Elmore Leonard said:
3 Never use a verb other than "said" to carry dialogue. The line of dialogue belongs to the character; the verb is the writer sticking his nose in. But "said" is far less intrusive than "grumbled", "gasped", "cautioned", "lied". I once noticed Mary McCarthy ending a line of dialogue with "she asseverated" and had to stop reading and go to the dictionary.
"Asseverated" is an abomination, yes, and while I believe that "said" is usually the best verb, I don't agree that the alternatives should never be used. "Lied" is fine if used in moderation, and sounds far less awkward than "said, but really meant otherwise".

Roddy Doyle said:
4 Do give the work a name as quickly as possible.
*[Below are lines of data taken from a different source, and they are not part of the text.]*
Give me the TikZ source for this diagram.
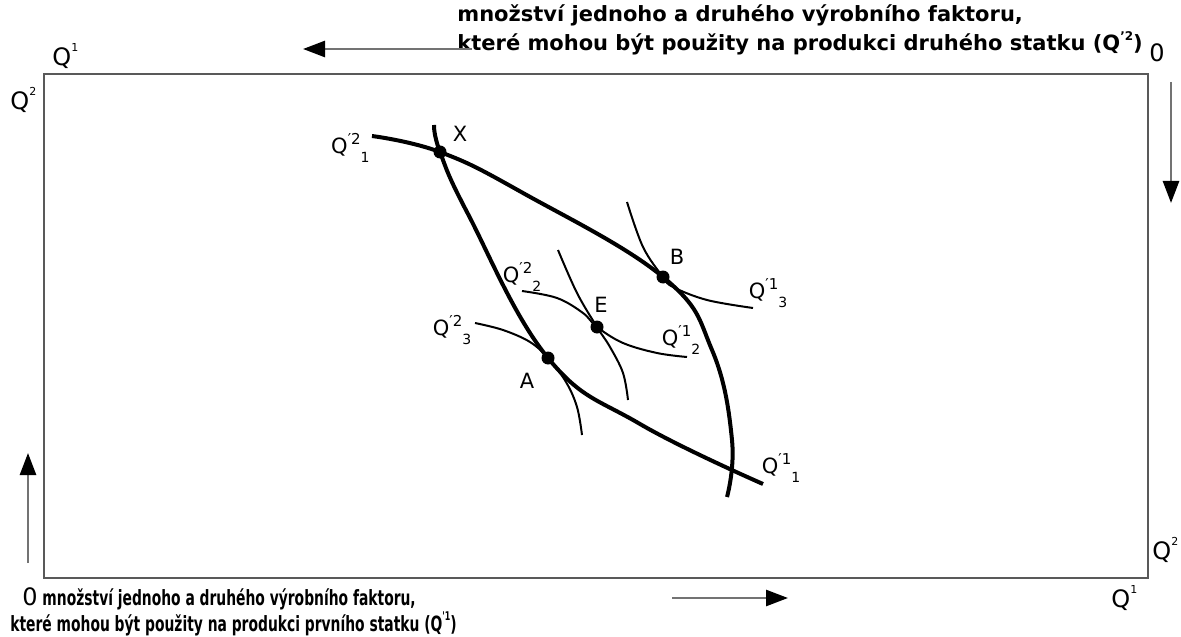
\documentclass[tikz,border=0pt]{standalone}
\usepackage{fontspec}
\setmainfont{DejaVu Sans}
\newfontfamily\narrowfont[FakeStretch=0.66]{DejaVu Sans}
\usetikzlibrary{arrows.meta}

\newcommand{\qlab}[2]{Q\raisebox{0.8ex}{\fontsize{7.5}{7.5}\selectfont ′#1}\raisebox{-0.8ex}{\fontsize{7}{7}\selectfont #2}}
\newcommand{\qcorner}[1]{Q\raisebox{1.1ex}{\fontsize{5.5}{5.5}\selectfont #1}}
\newcommand{\qgood}[1]{Q\raisebox{0.9ex}{\fontsize{6}{6}\selectfont '#1}}

\tikzset{
  box/.style={draw=black!65, line width=1pt},
  dir/.style={draw=black!55, line width=1.3pt, -{Triangle[length=11pt,width=8pt,color=black]}},
  thickcurve/.style={line width=2pt},
  thincurve/.style={line width=1pt},
  dot/.style={circle, fill, inner sep=0pt, minimum size=6.5pt},
  lab/.style={font=\fontsize{10.5}{12}\selectfont, inner sep=0pt},
  corner/.style={font=\fontsize{12}{12}\selectfont, inner sep=0pt},
  note/.style={font=\bfseries\fontsize{10.5}{14.5}\selectfont, align=left, inner sep=0pt}
}

\begin{document}
\begin{tikzpicture}[x=0.5pt, y=-0.5pt]
\useasboundingbox (0,0) rectangle (1181,636);
%\draw[help lines, step=50] (0,0) grid (1181,636);

% Box
\draw[box] (44,74) rectangle (1148,578);

\node[corner, anchor=west] (q1tl) at (52,56) {\qcorner{1}};
\node[corner, anchor=west] (q2tl) at (10,100) {\qcorner{2}};
\node[corner] (otr) at (1157,53) {0};
\node[corner, anchor=west] (q2br) at (1152,550) {\qcorner{2}};
\node[corner, anchor=west] (q1br) at (1111,598) {\qcorner{1}};

% Texts
\node[note, anchor=base west] (toptext) at (457,51) {množství jednoho a druhého výrobního faktoru,\\
které mohou být použity na produkci druhého statku (\qgood{2})};
\node[note, font=\narrowfont\bfseries\fontsize{10.5}{11.5}\selectfont, anchor=base west] (bottext) at (10,631) {\hspace*{6pt}{\mdseries\fontspec{DejaVu Sans}\fontsize{12}{11}\selectfont 0} množství jednoho a druhého výrobního faktoru,\\
které mohou být použity na produkci prvního statku (\qgood{1})};

% Arrows
\coordinate (ta1) at (472,49);  \coordinate (ta2) at (303,49);
\coordinate (ra1) at (1171,82); \coordinate (ra2) at (1171,203);
\coordinate (la1) at (28,563);  \coordinate (la2) at (28,453);
\coordinate (ba1) at (672,598); \coordinate (ba2) at (788,598);
\draw[dir] (ta1) -- (ta2);
\draw[dir] (ra1) -- (ra2);
\draw[dir] (la1) -- (la2);
\draw[dir] (ba1) -- (ba2);

% Points
\node[dot] (X) at (440,152) {};
\node[dot] (B) at (663,277) {};
\node[dot] (E) at (597,327) {};
\node[dot] (A) at (548,358) {};

% Curves
\draw[thickcurve] plot[smooth, tension=0.7] coordinates {(372,136) (X) (523,193) (B) (712,350) (732,440) (727,497)};
\draw[thickcurve] plot[smooth, tension=0.7] coordinates {(434,125) (X) (468,214) (A) (640,424) (763,484)};

\draw[thincurve] plot[smooth, tension=0.6] coordinates {(475,323) (503,330) (530,342) (A) (566,382) (577,407) (582,435)};
\draw[thincurve] plot[smooth, tension=0.6] coordinates {(522,291) (557,298) (583,313) (E) (623,343) (657,353) (687,357)};
\draw[thincurve] plot[smooth, tension=0.6] coordinates {(558,250) (577,293) (E) (610,347) (623,373) (628,400)};
\draw[thincurve] plot[smooth, tension=0.6] coordinates {(627,202) (643,247) (B) (673,287) (707,300) (753,308)};

% Labels
\node[lab] (Xl) at (460,134) {X};
\node[lab] (Bl) at (677,257) {B};
\node[lab] (El) at (601,305) {E};
\node[lab] (Al) at (527,381) {A};
\node[lab, anchor=east] (q21) at (370,148) {\qlab{2}{1}};
\node[lab] (q22) at (522,277) {\qlab{2}{2}};
\node[lab] (q23) at (452,330) {\qlab{2}{3}};
\node[lab] (q11) at (781,468) {\qlab{1}{1}};
\node[lab] (q12) at (681,340) {\qlab{1}{2}};
\node[lab] (q13) at (768,293) {\qlab{1}{3}};

\end{tikzpicture}
\end{document}
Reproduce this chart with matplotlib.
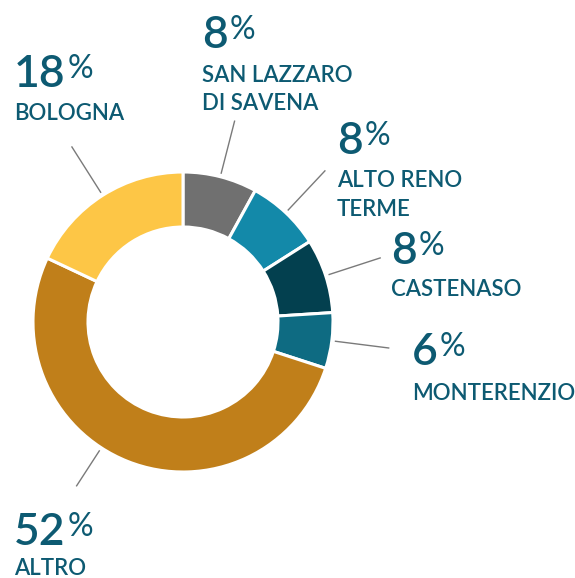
import matplotlib
matplotlib.use('Agg')
import matplotlib.pyplot as plt
import numpy as np

# data
labels = ['SAN LAZZARO\nDI SAVENA', 'ALTO RENO\nTERME', 'CASTENASO', 'MONTERENZIO', 'ALTRO', 'BOLOGNA']
shares = [8, 8, 8, 6, 52, 18]

# style
colors = ['#707070', '#1389a9', '#03404f', '#0e6b82', '#c07f1a', '#fdc646']
text_color = '#0d5a72'
plt.rcParams['font.family'] = ['Lato', 'DejaVu Sans']

# layout in pixels (x of text, baseline of number, baseline of first label line)
text_pos = [(202, 48, 82), (337, 154, 187), (391, 264, 296),
            (412, 365, 400), (14, 545, 575), (14, 87, 120)]
leader_angle = [None, None, None, None, -123, None]

W, H = 575, 578
fig = plt.figure(figsize=(W / 100, H / 100), dpi=100)
ax = fig.add_axes([0, 0, 1, 1])

cx, cy, R = 183, H - 322, 150
wedges, _ = ax.pie(shares, colors=colors, startangle=90, counterclock=False,
                   center=(cx, cy), radius=R, frame=True,
                   wedgeprops=dict(width=55, edgecolor='white', linewidth=2.2))
ax.set_xlim(0, W)
ax.set_ylim(0, H)
ax.set_aspect('auto')
ax.axis('off')

fig.canvas.draw()
renderer = fig.canvas.get_renderer()

for w, lab, val, pos, ang in zip(wedges, labels, shares, text_pos, leader_angle):
    if ang is None:
        ang = (w.theta1 + w.theta2) / 2
    a = np.deg2rad(ang)
    r0, r1 = 153, 208 if lab != 'ALTRO' else 196
    ax.plot([cx + r0 * np.cos(a), cx + r1 * np.cos(a)],
            [cy + r0 * np.sin(a), cy + r1 * np.sin(a)],
            color='#7a7a7a', lw=1.0, solid_capstyle='butt')

    x, yn, yl = pos
    t = ax.text(x, H - yn, str(val), fontsize=32, fontweight='semibold',
                color=text_color, ha='left', va='baseline')
    bb = t.get_window_extent(renderer)
    ax.text(bb.x1 + 2, H - yn + 9, '%', fontsize=23, fontweight='normal',
            color=text_color, ha='left', va='baseline')
    for i, line in enumerate(lab.split('\n')):
        ax.text(x, H - yl - i * 28.5, line, fontsize=16, fontweight='semibold',
                color=text_color, ha='left', va='baseline')

fig.savefig('out.png', dpi=100)
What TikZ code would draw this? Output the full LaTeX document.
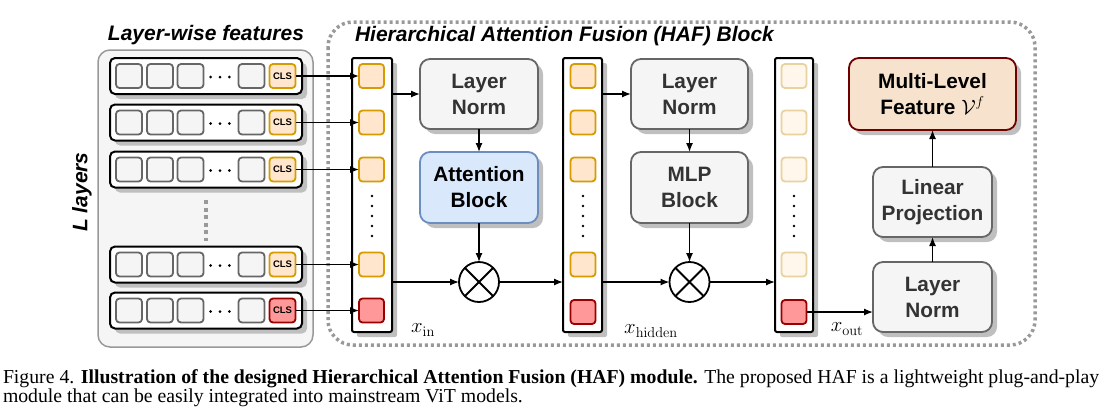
\documentclass[tikz,border=0pt]{standalone}
\usepackage[no-math]{fontspec}
\setmainfont{Liberation Serif}
\setsansfont{Liberation Sans}
\usetikzlibrary{arrows.meta,shadows,calc}
\definecolor{cgray}{HTML}{666666}
\definecolor{cfill}{HTML}{F5F5F5}
\definecolor{ctext}{HTML}{333333}
\definecolor{corange}{HTML}{D79B00}
\definecolor{cpeach}{HTML}{FFE6CC}
\definecolor{cdred}{HTML}{990000}
\definecolor{cpink}{HTML}{FF9999}
\definecolor{cfadeb}{HTML}{E8D29F}
\definecolor{cfadef}{HTML}{FFF6EC}
\definecolor{cblue}{HTML}{DAE8FC}
\definecolor{cblueb}{HTML}{6C8EBF}
\definecolor{cmlf}{HTML}{F7E3CD}
\definecolor{cmlfb}{HTML}{6F0000}
\definecolor{cpanel}{HTML}{999999}
\begin{document}
\begin{tikzpicture}[x=1pt,y=-1pt,
  every node/.style={inner sep=0pt,outer sep=0pt},
  font=\sffamily\bfseries,
  sh/.style={drop shadow={shadow xshift=5pt,shadow yshift=-5pt,fill=black!25,opacity=1}},
  rowbox/.style={draw=black,line width=2pt,fill=white,rounded corners=5pt,minimum width=192pt,minimum height=36pt,sh},
  tok/.style={draw=cgray,fill=cfill,line width=1.8pt,rounded corners=3.5pt,minimum width=26pt,minimum height=24pt},
  clstok/.style={tok,draw=corange,fill=cpeach,font=\sffamily\bfseries\fontsize{9.5}{10}\selectfont},
  clsred/.style={clstok,draw=cdred,fill=cpink},
  colbox/.style={draw=black,line width=2pt,fill=white,rounded corners=2pt,minimum height=274pt,sh},
  ctok/.style={tok,minimum width=25pt,draw=corange,fill=cpeach},
  ctokred/.style={ctok,draw=cdred,fill=cpink},
  ctokfade/.style={ctok,draw=cfadeb,fill=cfadef},
  blk/.style={draw=cgray,fill=cfill,line width=1.8pt,rounded corners=10pt,minimum width=118pt,minimum height=70pt,align=center,text=ctext,font=\sffamily\bfseries\fontsize{20.8}{26}\selectfont,sh},
  arr/.style={line width=1.3pt,-{Latex[length=9pt,width=7pt]}},
  mult/.style={circle,draw=black,line width=1.8pt,fill=white,minimum size=40pt},
  title/.style={font=\sffamily\bfseries\itshape\fontsize{21}{24}\selectfont},
  lab/.style={font=\fontsize{20}{20}\selectfont},
]
\useasboundingbox (0,0) rectangle (1118,408);

% HAF container
\draw[cpanel,line width=3.5pt,dash pattern=on 3pt off 3pt,rounded corners=25pt] (328,22) rectangle (1035,345);
\node[title,anchor=west] (haft) at (355,36) {Hierarchical Attention Fusion (HAF) Block};

% Left panel
\draw[cpanel,fill=cfill,line width=1.5pt,rounded corners=12pt] (98,50) rectangle (313,347);
\node[title] (lwt) at (206,35) {Layer-wise features};
\node[title,rotate=90] (ll) at (82,192) {L layers};

% rows
\foreach \i/\y in {1/76,2/122.5,3/169.5,4/264.5,5/310.5}{
  \node[rowbox] (r\i) at (206,\y) {};
  \node[tok] (ta\i) at (129,\y) {};
  \node[tok] (tb\i) at (160,\y) {};
  \node[tok] (tc\i) at (190.5,\y) {};
  \node[tok] (td\i) at (251.5,\y) {};
  \fill (210.7,\y+1) circle (1.5pt) (220,\y+1) circle (1.5pt) (229.3,\y+1) circle (1.5pt);
}
\foreach \i/\y in {1/76,2/122.5,3/169.5,4/264.5}{
  \node[clstok] (c\i) at (282.5,\y) {CLS};
}
\node[clsred] (c5) at (282.5,310.5) {CLS};
\draw[cpanel,line width=4pt,dash pattern=on 4pt off 3.5pt] (206,200) -- (206,241);

% columns
\node[colbox,minimum width=40pt] (xin) at (372,195) {};
\node[colbox,minimum width=39pt] (hid) at (582.5,195) {};
\node[colbox,minimum width=38pt] (xout) at (794,195) {};
\foreach \i/\y in {1/76,2/122.5,3/169.5,4/264.5}{
  \node[ctok] (xa\i) at (371.5,\y) {};
  \node[ctok] (hb\i) at (583,\y) {};
  \node[ctokfade] (oc\i) at (794,\y) {};
}
\node[ctokred] (xa5) at (371.5,310.5) {};
\node[ctokred] (hb5) at (583,312) {};
\node[ctokred] (oc5) at (794,312) {};
\foreach \x in {372,583,794}{
  \foreach \yy in {196,206,216,226,236}{
    \fill (\x,\yy) circle (1.4pt);
  }
}
\foreach \i in {1,...,5}{
  \draw[arr] (c\i.east) -- (xa\i.west);
}

% blocks
\node[blk] (ln1) at (479,94) {Layer\\Norm};
\node[blk,fill=cblue,draw=cblueb,text=black,minimum height=71pt] (att) at (479,187.5) {Attention\\Block};
\node[mult] (m1) at (479,282) {};
\draw[line width=1.8pt] (m1.north west) -- (m1.south east) (m1.north east) -- (m1.south west);
\node[blk,minimum width=117pt] (ln2) at (689.5,94) {Layer\\Norm};
\node[blk,minimum width=117pt,minimum height=71pt] (mlp) at (689.5,187.5) {MLP\\Block};
\node[mult] (m2) at (689.5,282) {};
\draw[line width=1.8pt] (m2.north west) -- (m2.south east) (m2.north east) -- (m2.south west);

\node[blk,fill=cmlf,draw=cmlfb,text=black,minimum width=167pt,minimum height=72pt] (mlf) at (932.5,94) {Multi-Level\\Feature $\mathcal{V}^f$};
\node[blk,minimum width=119pt] (lp) at (932.5,202) {Linear\\Projection};
\node[blk,minimum width=119pt] (ln3) at (932.5,297) {Layer\\Norm};

% connectors
\draw[arr] (ln1.west -| xin.east) -- (ln1.west);
\draw[arr] (m1.west -| xin.east) -- (m1.west);
\draw[arr] (ln1.south) -- (att.north);
\draw[arr] (att.south) -- (m1.north);
\draw[arr] (m1.east) -- (m1.east -| hid.west);
\draw[arr] (ln2.west -| hid.east) -- (ln2.west);
\draw[arr] (m2.west -| hid.east) -- (m2.west);
\draw[arr] (ln2.south) -- (mlp.north);
\draw[arr] (mlp.south) -- (m2.north);
\draw[arr] (m2.east) -- (m2.east -| xout.west);
\draw[arr] (oc5.east) -- (oc5.east -| ln3.west);
\draw[arr] (ln3.north) -- (lp.south);
\draw[arr] (lp.north) -- (mlf.south);

% labels
\node[lab] (lxin) at (423,330) {$x_{\mathrm{in}}$};
\node[lab] (lxh) at (651,331) {$x_{\mathrm{hidden}}$};
\node[lab] (lxo) at (847,329) {$x_{\mathrm{out}}$};

% caption
\node[font=\rmfamily\mdseries\fontsize{19.75}{22}\selectfont,anchor=base west] (cap1) at (3,383) {Figure 4. \textbf{Illustration of the designed Hierarchical Attention Fusion (HAF) module.} The proposed HAF is a lightweight plug-and-play};
\node[font=\rmfamily\mdseries\fontsize{19.75}{22}\selectfont,anchor=base west] (cap2) at (3,402) {module that can be easily integrated into mainstream ViT models.};
\end{tikzpicture}
\end{document}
Own it, and see it. Dickens knew Bleak House was going to be called Bleak House before he started writing it. The rest must have been easy.
I can't see how naming your work makes everything easier ;) At least I haven't noticed that.

Will Self said:
4 Stop reading fiction – it's all lies anyway, and it doesn't have anything to tell you that you don't know already (assuming, that is, you've read a great deal of fiction in the past; if you haven't you have no business whatsoever being a writer of fiction).
I don't trust anyone who tells me not to read fiction :p I sort of understand the point, but I need reading like I need air. Funny that Sarah Waters's first rule is exactly the opposite.

I liked Gaiman's rules too. Simple yet effective.